What needs to be done:
Write every line out verbatim and omit the pictures.
#### Given information
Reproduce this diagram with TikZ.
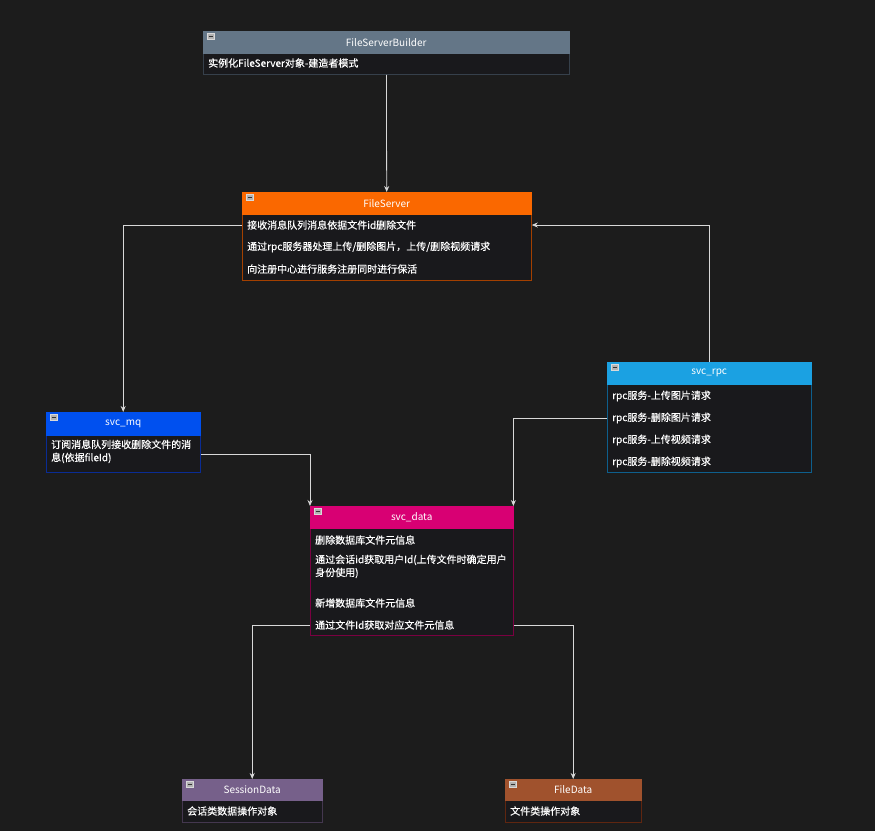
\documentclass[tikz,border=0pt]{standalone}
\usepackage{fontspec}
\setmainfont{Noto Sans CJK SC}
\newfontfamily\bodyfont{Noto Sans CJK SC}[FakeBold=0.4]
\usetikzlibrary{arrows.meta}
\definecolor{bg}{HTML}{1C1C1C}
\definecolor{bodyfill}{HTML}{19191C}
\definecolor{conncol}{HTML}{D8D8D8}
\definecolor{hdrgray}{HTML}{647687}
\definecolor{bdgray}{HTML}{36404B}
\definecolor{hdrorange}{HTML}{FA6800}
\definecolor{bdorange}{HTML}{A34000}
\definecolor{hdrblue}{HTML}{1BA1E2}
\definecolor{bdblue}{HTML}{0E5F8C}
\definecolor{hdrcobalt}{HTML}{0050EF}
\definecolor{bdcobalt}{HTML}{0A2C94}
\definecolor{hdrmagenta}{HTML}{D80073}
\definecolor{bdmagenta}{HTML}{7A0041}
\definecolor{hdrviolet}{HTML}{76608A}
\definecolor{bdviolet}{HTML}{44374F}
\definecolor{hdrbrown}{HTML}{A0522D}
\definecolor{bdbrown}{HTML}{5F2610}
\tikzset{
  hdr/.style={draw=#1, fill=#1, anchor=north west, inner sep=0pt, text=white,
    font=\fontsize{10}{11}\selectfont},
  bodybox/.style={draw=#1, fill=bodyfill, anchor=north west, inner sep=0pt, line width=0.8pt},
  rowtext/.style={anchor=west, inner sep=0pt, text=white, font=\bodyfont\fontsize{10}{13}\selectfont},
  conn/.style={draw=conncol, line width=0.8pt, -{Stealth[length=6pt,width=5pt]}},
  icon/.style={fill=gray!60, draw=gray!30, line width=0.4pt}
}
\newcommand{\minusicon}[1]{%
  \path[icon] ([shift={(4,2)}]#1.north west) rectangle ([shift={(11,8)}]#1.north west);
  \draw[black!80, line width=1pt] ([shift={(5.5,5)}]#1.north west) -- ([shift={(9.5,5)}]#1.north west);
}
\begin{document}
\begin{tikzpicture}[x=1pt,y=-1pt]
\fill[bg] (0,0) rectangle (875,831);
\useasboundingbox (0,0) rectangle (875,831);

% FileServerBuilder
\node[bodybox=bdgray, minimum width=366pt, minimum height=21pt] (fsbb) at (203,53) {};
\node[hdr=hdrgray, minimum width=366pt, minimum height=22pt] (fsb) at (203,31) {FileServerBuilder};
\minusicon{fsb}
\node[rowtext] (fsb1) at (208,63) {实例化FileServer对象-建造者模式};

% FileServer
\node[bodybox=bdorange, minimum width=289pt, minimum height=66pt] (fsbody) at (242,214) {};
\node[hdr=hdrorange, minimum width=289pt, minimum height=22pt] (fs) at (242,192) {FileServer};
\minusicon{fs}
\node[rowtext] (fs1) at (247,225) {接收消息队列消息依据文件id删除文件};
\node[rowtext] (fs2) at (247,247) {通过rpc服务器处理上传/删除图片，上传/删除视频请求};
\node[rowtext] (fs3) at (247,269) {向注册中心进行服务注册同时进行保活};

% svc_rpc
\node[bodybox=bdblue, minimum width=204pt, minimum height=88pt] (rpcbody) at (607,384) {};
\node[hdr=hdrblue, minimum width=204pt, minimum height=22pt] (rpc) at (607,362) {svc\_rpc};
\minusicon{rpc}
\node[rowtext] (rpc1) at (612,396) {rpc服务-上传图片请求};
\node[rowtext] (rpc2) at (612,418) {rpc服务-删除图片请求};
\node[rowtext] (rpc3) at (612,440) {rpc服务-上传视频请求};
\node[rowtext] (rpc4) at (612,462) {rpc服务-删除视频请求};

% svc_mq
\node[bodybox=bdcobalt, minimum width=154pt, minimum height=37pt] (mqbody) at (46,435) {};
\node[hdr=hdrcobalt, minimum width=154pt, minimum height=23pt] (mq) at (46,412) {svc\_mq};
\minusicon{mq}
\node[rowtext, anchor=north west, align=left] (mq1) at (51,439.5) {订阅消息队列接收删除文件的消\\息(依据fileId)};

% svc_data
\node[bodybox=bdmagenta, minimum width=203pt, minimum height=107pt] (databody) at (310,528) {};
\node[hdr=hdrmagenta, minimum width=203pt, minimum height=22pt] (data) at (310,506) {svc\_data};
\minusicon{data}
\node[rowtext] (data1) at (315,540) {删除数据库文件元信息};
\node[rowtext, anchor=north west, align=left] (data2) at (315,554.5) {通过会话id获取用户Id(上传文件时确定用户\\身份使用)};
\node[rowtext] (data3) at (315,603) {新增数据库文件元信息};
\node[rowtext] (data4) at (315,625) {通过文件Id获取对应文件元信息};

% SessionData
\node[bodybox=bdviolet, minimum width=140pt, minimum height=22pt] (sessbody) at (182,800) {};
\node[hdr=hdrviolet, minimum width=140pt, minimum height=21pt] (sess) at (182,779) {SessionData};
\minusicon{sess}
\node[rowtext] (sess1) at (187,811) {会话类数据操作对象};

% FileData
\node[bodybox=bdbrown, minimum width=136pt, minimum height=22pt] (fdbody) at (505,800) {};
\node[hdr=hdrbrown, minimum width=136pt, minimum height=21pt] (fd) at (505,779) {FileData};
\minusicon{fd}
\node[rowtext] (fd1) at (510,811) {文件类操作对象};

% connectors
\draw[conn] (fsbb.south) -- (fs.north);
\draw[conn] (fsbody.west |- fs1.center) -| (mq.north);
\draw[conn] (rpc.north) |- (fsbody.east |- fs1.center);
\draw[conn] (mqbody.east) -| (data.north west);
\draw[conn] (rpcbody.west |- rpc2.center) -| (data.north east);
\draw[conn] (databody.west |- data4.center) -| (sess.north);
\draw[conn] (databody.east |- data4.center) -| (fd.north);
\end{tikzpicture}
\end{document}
########
Answer for the task:
Reproduce this diagram with TikZ.
\documentclass[tikz,border=0pt]{standalone}
\usepackage{fontspec}
\setmainfont{Noto Sans CJK SC}
\newfontfamily\bodyfont{Noto Sans CJK SC}[FakeBold=0.4]
\usetikzlibrary{arrows.meta}
\definecolor{bg}{HTML}{1C1C1C}
\definecolor{bodyfill}{HTML}{19191C}
\definecolor{conncol}{HTML}{D8D8D8}
\definecolor{hdrgray}{HTML}{647687}
\definecolor{bdgray}{HTML}{36404B}
\definecolor{hdrorange}{HTML}{FA6800}
\definecolor{bdorange}{HTML}{A34000}
\definecolor{hdrblue}{HTML}{1BA1E2}
\definecolor{bdblue}{HTML}{0E5F8C}
\definecolor{hdrcobalt}{HTML}{0050EF}
\definecolor{bdcobalt}{HTML}{0A2C94}
\definecolor{hdrmagenta}{HTML}{D80073}
\definecolor{bdmagenta}{HTML}{7A0041}
\definecolor{hdrviolet}{HTML}{76608A}
\definecolor{bdviolet}{HTML}{44374F}
\definecolor{hdrbrown}{HTML}{A0522D}
\definecolor{bdbrown}{HTML}{5F2610}
\tikzset{
  hdr/.style={draw=#1, fill=#1, anchor=north west, inner sep=0pt, text=white,
    font=\fontsize{10}{11}\selectfont},
  bodybox/.style={draw=#1, fill=bodyfill, anchor=north west, inner sep=0pt, line width=0.8pt},
  rowtext/.style={anchor=west, inner sep=0pt, text=white, font=\bodyfont\fontsize{10}{13}\selectfont},
  conn/.style={draw=conncol, line width=0.8pt, -{Stealth[length=6pt,width=5pt]}},
  icon/.style={fill=gray!60, draw=gray!30, line width=0.4pt}
}
\newcommand{\minusicon}[1]{%
  \path[icon] ([shift={(4,2)}]#1.north west) rectangle ([shift={(11,8)}]#1.north west);
  \draw[black!80, line width=1pt] ([shift={(5.5,5)}]#1.north west) -- ([shift={(9.5,5)}]#1.north west);
}
\begin{document}
\begin{tikzpicture}[x=1pt,y=-1pt]
\fill[bg] (0,0) rectangle (875,831);
\useasboundingbox (0,0) rectangle (875,831);

% FileServerBuilder
\node[bodybox=bdgray, minimum width=366pt, minimum height=21pt] (fsbb) at (203,53) {};
\node[hdr=hdrgray, minimum width=366pt, minimum height=22pt] (fsb) at (203,31) {FileServerBuilder};
\minusicon{fsb}
\node[rowtext] (fsb1) at (208,63) {实例化FileServer对象-建造者模式};

% FileServer
\node[bodybox=bdorange, minimum width=289pt, minimum height=66pt] (fsbody) at (242,214) {};
\node[hdr=hdrorange, minimum width=289pt, minimum height=22pt] (fs) at (242,192) {FileServer};
\minusicon{fs}
\node[rowtext] (fs1) at (247,225) {接收消息队列消息依据文件id删除文件};
\node[rowtext] (fs2) at (247,247) {通过rpc服务器处理上传/删除图片，上传/删除视频请求};
\node[rowtext] (fs3) at (247,269) {向注册中心进行服务注册同时进行保活};

% svc_rpc
\node[bodybox=bdblue, minimum width=204pt, minimum height=88pt] (rpcbody) at (607,384) {};
\node[hdr=hdrblue, minimum width=204pt, minimum height=22pt] (rpc) at (607,362) {svc\_rpc};
\minusicon{rpc}
\node[rowtext] (rpc1) at (612,396) {rpc服务-上传图片请求};
\node[rowtext] (rpc2) at (612,418) {rpc服务-删除图片请求};
\node[rowtext] (rpc3) at (612,440) {rpc服务-上传视频请求};
\node[rowtext] (rpc4) at (612,462) {rpc服务-删除视频请求};

% svc_mq
\node[bodybox=bdcobalt, minimum width=154pt, minimum height=37pt] (mqbody) at (46,435) {};
\node[hdr=hdrcobalt, minimum width=154pt, minimum height=23pt] (mq) at (46,412) {svc\_mq};
\minusicon{mq}
\node[rowtext, anchor=north west, align=left] (mq1) at (51,439.5) {订阅消息队列接收删除文件的消\\息(依据fileId)};

% svc_data
\node[bodybox=bdmagenta, minimum width=203pt, minimum height=107pt] (databody) at (310,528) {};
\node[hdr=hdrmagenta, minimum width=203pt, minimum height=22pt] (data) at (310,506) {svc\_data};
\minusicon{data}
\node[rowtext] (data1) at (315,540) {删除数据库文件元信息};
\node[rowtext, anchor=north west, align=left] (data2) at (315,554.5) {通过会话id获取用户Id(上传文件时确定用户\\身份使用)};
\node[rowtext] (data3) at (315,603) {新增数据库文件元信息};
\node[rowtext] (data4) at (315,625) {通过文件Id获取对应文件元信息};

% SessionData
\node[bodybox=bdviolet, minimum width=140pt, minimum height=22pt] (sessbody) at (182,800) {};
\node[hdr=hdrviolet, minimum width=140pt, minimum height=21pt] (sess) at (182,779) {SessionData};
\minusicon{sess}
\node[rowtext] (sess1) at (187,811) {会话类数据操作对象};

% FileData
\node[bodybox=bdbrown, minimum width=136pt, minimum height=22pt] (fdbody) at (505,800) {};
\node[hdr=hdrbrown, minimum width=136pt, minimum height=21pt] (fd) at (505,779) {FileData};
\minusicon{fd}
\node[rowtext] (fd1) at (510,811) {文件类操作对象};

% connectors
\draw[conn] (fsbb.south) -- (fs.north);
\draw[conn] (fsbody.west |- fs1.center) -| (mq.north);
\draw[conn] (rpc.north) |- (fsbody.east |- fs1.center);
\draw[conn] (mqbody.east) -| (data.north west);
\draw[conn] (rpcbody.west |- rpc2.center) -| (data.north east);
\draw[conn] (databody.west |- data4.center) -| (sess.north);
\draw[conn] (databody.east |- data4.center) -| (fd.north);
\end{tikzpicture}
\end{document}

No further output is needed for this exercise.